> Set exercise
Starting at the first line of the listing below, repeat each line exactly until the line containing "i) => colors[i]);", which you include. Leave out pictures.

> Data segment
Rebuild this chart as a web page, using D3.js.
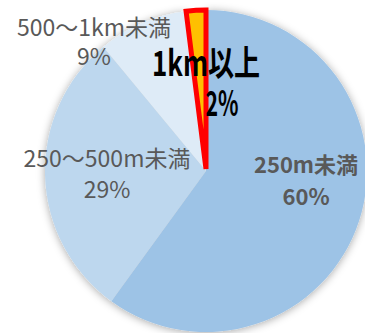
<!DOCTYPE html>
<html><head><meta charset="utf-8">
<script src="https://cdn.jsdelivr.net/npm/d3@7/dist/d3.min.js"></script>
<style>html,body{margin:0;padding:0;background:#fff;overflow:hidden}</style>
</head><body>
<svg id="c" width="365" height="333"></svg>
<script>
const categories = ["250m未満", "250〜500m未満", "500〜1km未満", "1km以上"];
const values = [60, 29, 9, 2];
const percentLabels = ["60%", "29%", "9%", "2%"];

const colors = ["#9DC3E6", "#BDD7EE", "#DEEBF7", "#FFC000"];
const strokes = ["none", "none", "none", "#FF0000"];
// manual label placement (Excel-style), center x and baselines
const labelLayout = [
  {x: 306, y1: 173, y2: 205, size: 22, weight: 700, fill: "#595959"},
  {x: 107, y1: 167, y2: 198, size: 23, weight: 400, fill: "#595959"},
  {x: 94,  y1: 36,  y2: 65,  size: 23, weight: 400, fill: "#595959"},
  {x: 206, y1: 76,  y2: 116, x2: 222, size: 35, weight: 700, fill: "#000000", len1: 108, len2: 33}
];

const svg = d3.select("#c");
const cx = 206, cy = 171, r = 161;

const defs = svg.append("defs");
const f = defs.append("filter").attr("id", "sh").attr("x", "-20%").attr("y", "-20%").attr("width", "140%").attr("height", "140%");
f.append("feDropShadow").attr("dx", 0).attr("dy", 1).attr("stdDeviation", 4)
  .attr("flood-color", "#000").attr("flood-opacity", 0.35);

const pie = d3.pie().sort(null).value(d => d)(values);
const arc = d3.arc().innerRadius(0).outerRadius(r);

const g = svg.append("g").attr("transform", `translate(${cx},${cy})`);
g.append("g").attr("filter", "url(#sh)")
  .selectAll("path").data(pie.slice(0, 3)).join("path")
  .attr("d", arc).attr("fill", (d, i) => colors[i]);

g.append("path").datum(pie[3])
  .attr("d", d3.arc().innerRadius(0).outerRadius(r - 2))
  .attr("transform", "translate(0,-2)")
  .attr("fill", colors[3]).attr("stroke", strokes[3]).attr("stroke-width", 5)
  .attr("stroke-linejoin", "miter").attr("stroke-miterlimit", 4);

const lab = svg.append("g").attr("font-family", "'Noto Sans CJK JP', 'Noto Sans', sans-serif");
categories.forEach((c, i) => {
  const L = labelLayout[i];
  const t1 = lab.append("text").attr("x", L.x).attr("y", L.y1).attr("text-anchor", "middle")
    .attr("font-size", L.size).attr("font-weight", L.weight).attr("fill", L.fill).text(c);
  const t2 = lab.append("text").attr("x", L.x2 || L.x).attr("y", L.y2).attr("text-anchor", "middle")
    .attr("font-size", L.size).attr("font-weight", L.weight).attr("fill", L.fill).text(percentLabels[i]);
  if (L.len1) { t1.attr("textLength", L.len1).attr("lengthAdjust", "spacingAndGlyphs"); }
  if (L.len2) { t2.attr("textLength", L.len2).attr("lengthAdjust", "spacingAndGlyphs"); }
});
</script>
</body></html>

> Solution below
Rebuild this chart as a web page, using D3.js.
<!DOCTYPE html>
<html><head><meta charset="utf-8">
<script src="https://cdn.jsdelivr.net/npm/d3@7/dist/d3.min.js"></script>
<style>html,body{margin:0;padding:0;background:#fff;overflow:hidden}</style>
</head><body>
<svg id="c" width="365" height="333"></svg>
<script>
const categories = ["250m未満", "250〜500m未満", "500〜1km未満", "1km以上"];
const values = [60, 29, 9, 2];
const percentLabels = ["60%", "29%", "9%", "2%"];

const colors = ["#9DC3E6", "#BDD7EE", "#DEEBF7", "#FFC000"];
const strokes = ["none", "none", "none", "#FF0000"];
// manual label placement (Excel-style), center x and baselines
const labelLayout = [
  {x: 306, y1: 173, y2: 205, size: 22, weight: 700, fill: "#595959"},
  {x: 107, y1: 167, y2: 198, size: 23, weight: 400, fill: "#595959"},
  {x: 94,  y1: 36,  y2: 65,  size: 23, weight: 400, fill: "#595959"},
  {x: 206, y1: 76,  y2: 116, x2: 222, size: 35, weight: 700, fill: "#000000", len1: 108, len2: 33}
];

const svg = d3.select("#c");
const cx = 206, cy = 171, r = 161;

const defs = svg.append("defs");
const f = defs.append("filter").attr("id", "sh").attr("x", "-20%").attr("y", "-20%").attr("width", "140%").attr("height", "140%");
f.append("feDropShadow").attr("dx", 0).attr("dy", 1).attr("stdDeviation", 4)
  .attr("flood-color", "#000").attr("flood-opacity", 0.35);

const pie = d3.pie().sort(null).value(d => d)(values);
const arc = d3.arc().innerRadius(0).outerRadius(r);

const g = svg.append("g").attr("transform", `translate(${cx},${cy})`);
g.append("g").attr("filter", "url(#sh)")
  .selectAll("path").data(pie.slice(0, 3)).join("path")
  .attr("d", arc).attr("fill", (d, i) => colors[i]);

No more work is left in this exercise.